He is absolutely wrong. You can't make a pizza properly at 450℉ / 232℃. You can buy a 1/4" / 6.3 mm piece of steel, put that under the broiler for 30 minutes, and then put the pizza on that. It will cook in approximately 2 minutes, which is what you want. A home oven typically cooks it for 7 or 8 minutes. At that temperature, the dough becomes much drier and the proteins in the cheese become completely different. You want super high heat to be transferred to the pizza as soon as possible. That provides the spring to the dough, making it rise super fast and cooking completely before it dries out. That gives you a crispy crust with a tender inside and big bubbles. It also melts the cheese so it does not “break” and separate the curd and whey.
You can cook many things at a super hot temperature, particularly if you have a convection fan.
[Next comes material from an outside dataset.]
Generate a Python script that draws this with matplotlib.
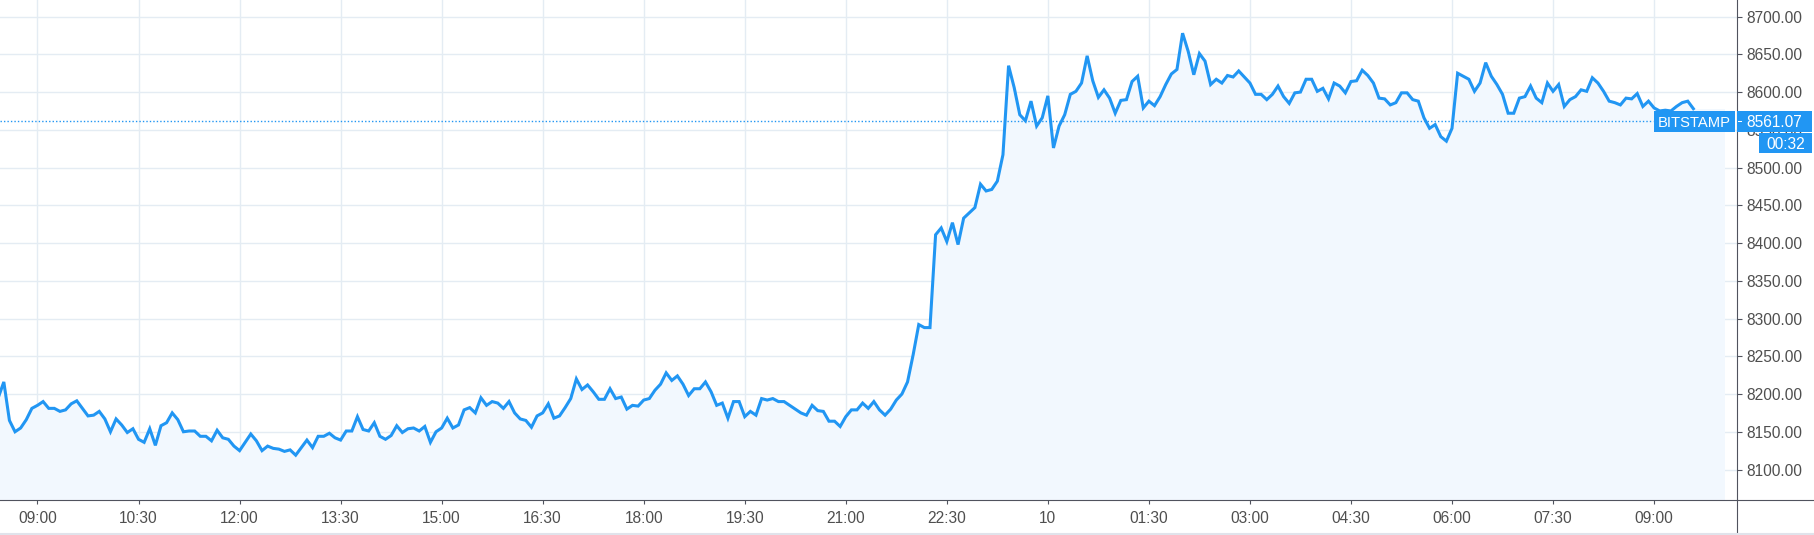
# ============================================================
# IMPORTS
# ============================================================

import matplotlib
matplotlib.use("Agg")

import matplotlib.pyplot as plt
import matplotlib.transforms as mtransforms
from matplotlib.lines import Line2D
from matplotlib.patches import Rectangle
import numpy as np


# ============================================================
# DATA (BTC/USD, Bitstamp, 5 minute samples)
# ============================================================

START_MINUTE = -35      # 08:25, minutes relative to 09:00 of day one
STEP_MINUTES = 5

prices = [
    8195, 8216, 8165, 8150, 8155, 8166, 8181, 8185, 8190, 8181,
    8181, 8177, 8179, 8187, 8191, 8181, 8171, 8172, 8177, 8167,
    8150, 8167, 8159, 8149, 8154, 8140, 8136, 8154, 8132, 8158,
    8162, 8175, 8166, 8150, 8151, 8151, 8144, 8144, 8138, 8152,
    8142, 8140, 8131, 8125, 8136, 8147, 8138, 8125, 8131, 8128,
    8127, 8124, 8126, 8119, 8129, 8139, 8129, 8144, 8144, 8148,
    8142, 8139, 8151, 8151, 8170, 8153, 8151, 8162, 8144, 8140,
    8145, 8158, 8149, 8154, 8155, 8151, 8157, 8136, 8150, 8155,
    8168, 8155, 8159, 8179, 8182, 8175, 8195, 8185, 8190, 8188,
    8181, 8190, 8175, 8167, 8165, 8156, 8171, 8175, 8187, 8168,
    8171, 8182, 8194, 8220, 8206, 8212, 8203, 8193, 8193, 8207,
    8194, 8196, 8180, 8185, 8184, 8192, 8194, 8205, 8213, 8228,
    8218, 8224, 8213, 8198, 8207, 8207, 8216, 8203, 8185, 8188,
    8168, 8190, 8190, 8170, 8177, 8172, 8194, 8192, 8194, 8190,
    8190, 8185, 8180, 8175, 8172, 8185, 8178, 8177, 8164, 8164,
    8157, 8170, 8179, 8179, 8188, 8181, 8190, 8179, 8172, 8180,
    8192, 8200, 8216, 8252, 8292, 8288, 8288, 8411, 8420, 8402,
    8427, 8398, 8433, 8440, 8447, 8478, 8469, 8471, 8482, 8517,
    8635, 8606, 8570, 8562, 8588, 8555, 8566, 8595, 8526, 8555,
    8570, 8597, 8601, 8612, 8648, 8615, 8593, 8603, 8592, 8572,
    8589, 8590, 8614, 8621, 8579, 8588, 8582, 8594, 8610, 8624,
    8630, 8678, 8654, 8623, 8651, 8641, 8610, 8617, 8612, 8622,
    8620, 8628, 8620, 8612, 8597, 8597, 8590, 8597, 8608, 8594,
    8585, 8599, 8600, 8617, 8617, 8601, 8605, 8591, 8612, 8608,
    8599, 8614, 8615, 8629, 8622, 8612, 8592, 8591, 8583, 8586,
    8599, 8599, 8590, 8588, 8566, 8552, 8557, 8541, 8535, 8552,
    8625, 8621, 8617, 8601, 8612, 8639, 8621, 8610, 8597, 8572,
    8572, 8592, 8594, 8608, 8592, 8586, 8612, 8601, 8610, 8581,
    8590, 8594, 8603, 8601, 8619, 8612, 8601, 8588, 8586, 8583,
    8592, 8591, 8598, 8581, 8588, 8579, 8575, 8576, 8575, 8581,
    8586, 8588, 8578,
]

tick_minutes = [0, 90, 180, 270, 360, 450, 540, 630, 720, 810,
                900, 990, 1080, 1170, 1260, 1350, 1440]
tick_labels = ["09:00", "10:30", "12:00", "13:30", "15:00", "16:30",
               "18:00", "19:30", "21:00", "22:30", "10", "01:30",
               "03:00", "04:30", "06:00", "07:30", "09:00"]

price_ticks = list(range(8100, 8701, 50))

exchange = "BITSTAMP"
last_price = 8561.07
countdown = "00:32"


# ============================================================
# STYLE
# ============================================================

LINE_COLOR = "#2196f3"
FILL_COLOR = "#f2f8fe"
GRID_COLOR = "#e4ecf3"
AXIS_COLOR = "#50535e"
TEXT_COLOR = "#4f4f4f"

plt.rcParams["font.family"] = ["Liberation Sans", "DejaVu Sans"]

X_MIN, X_MAX = -33.4, 1513.6
Y_MIN, Y_MAX = 8059.6, 8722.0


# ============================================================
# FIGURE
# ============================================================

minutes = START_MINUTE + STEP_MINUTES * np.arange(len(prices))

fig = plt.figure(figsize=(18.14, 5.35), dpi=100)
ax = fig.add_axes([0.0, 35 / 535, 1736.7 / 1814, 500 / 535])

ax.fill_between(minutes, prices, Y_MIN, color=FILL_COLOR, lw=0, zorder=1)
ax.fill_between([minutes[-1], minutes[-1] + 28], prices[-1], Y_MIN,
                color=FILL_COLOR, lw=0, zorder=1)

ax.plot(minutes, prices, color=LINE_COLOR, linewidth=2.2,
        solid_joinstyle="miter", zorder=3)

ax.axhline(last_price, xmax=0.952, color=LINE_COLOR, linewidth=1,
           linestyle=(0, (1, 1.5)), zorder=2)

ax.set_xlim(X_MIN, X_MAX)
ax.set_ylim(Y_MIN, Y_MAX)

ax.set_xticks(tick_minutes)
ax.set_xticklabels(tick_labels)
ax.set_yticks(price_ticks)
ax.set_yticklabels([f"{p:.2f}" for p in price_ticks])

ax.yaxis.tick_right()
ax.tick_params(axis="y", direction="out", length=3.6, width=0.8,
               color=AXIS_COLOR, pad=3.6, labelsize=11.2,
               labelcolor=TEXT_COLOR)
ax.tick_params(axis="x", direction="out", length=2.9, width=0.8,
               color=AXIS_COLOR, pad=5, labelsize=11.2,
               labelcolor=TEXT_COLOR)

ax.grid(True, color=GRID_COLOR, linewidth=1)
ax.set_axisbelow(True)

for side in ["top", "left"]:
    ax.spines[side].set_visible(False)
for side in ["right", "bottom"]:
    ax.spines[side].set_color(AXIS_COLOR)
    ax.spines[side].set_linewidth(0.8)

# axis lines continue into the price / time scale corner
x_axis_edge = 1736.7 / 1814
y_axis_edge = 35 / 535
fig.add_artist(Line2D([x_axis_edge, 1], [y_axis_edge, y_axis_edge],
                      transform=fig.transFigure, color=AXIS_COLOR, lw=0.8))
fig.add_artist(Line2D([x_axis_edge, x_axis_edge], [2.5 / 535, y_axis_edge],
                      transform=fig.transFigure, color=AXIS_COLOR, lw=0.8))
fig.add_artist(Line2D([0, 1], [1.5 / 535, 1.5 / 535],
                      transform=fig.transFigure, color="#e0e3eb", lw=1.5))


# ============================================================
# LAST PRICE LABELS
# ============================================================

blend = mtransforms.blended_transform_factory(ax.transAxes, ax.transData)
box_h = 21 / 0.7548

ax.add_patch(Rectangle((1654 / 1736.7, last_price - box_h / 2),
                       80.5 / 1736.7, box_h, transform=blend,
                       facecolor=LINE_COLOR, edgecolor="none",
                       clip_on=False, zorder=5))
ax.text(1694 / 1736.7, last_price, exchange, transform=blend,
        ha="center", va="center_baseline", color="white", fontsize=10.6,
        zorder=6, clip_on=False)

ax.add_patch(Rectangle((1.0, last_price - box_h / 2),
                       75.5 / 1736.7, box_h, transform=blend,
                       facecolor=LINE_COLOR, edgecolor="none",
                       clip_on=False, zorder=5))
ax.add_patch(Rectangle((1.0005, last_price - 0.6),
                       4 / 1736.7, 1.2, transform=blend,
                       facecolor="white", edgecolor="none",
                       clip_on=False, zorder=6))
ax.text(1746.2 / 1736.7, last_price, f"{last_price:.2f}", transform=blend,
        ha="left", va="center_baseline", color="white", fontsize=11.2,
        zorder=6, clip_on=False)

count_y = last_price - 28.5
ax.add_patch(Rectangle((1759 / 1736.7, count_y - 20 / 0.7548 / 2),
                       53 / 1736.7, 20 / 0.7548, transform=blend,
                       facecolor=LINE_COLOR, edgecolor="none",
                       clip_on=False, zorder=5))
ax.text(1785.5 / 1736.7, count_y, countdown, transform=blend,
        ha="center", va="center_baseline", color="white", fontsize=11.2,
        zorder=6, clip_on=False)

fig.savefig("out.png", dpi=100, facecolor="white")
The thing to remember, however, is that air is a bad transmitter of heat. You can hold your hand in air that is 212℉ / 100℃, but you can’t put it into a pot of boiling water. So for pizza or any kind of baking that you want to do very quickly, or making something like fajitas, steel is a good transmitter of heat. Something like a pizza stone is OK, but those are better at storing than transmitting. They work in commercial ovens because those get to be 900℉ / 482℃ or so, depending on whether they’re wood-fired or coal-fired.
The salesman is utterly and completely clueless.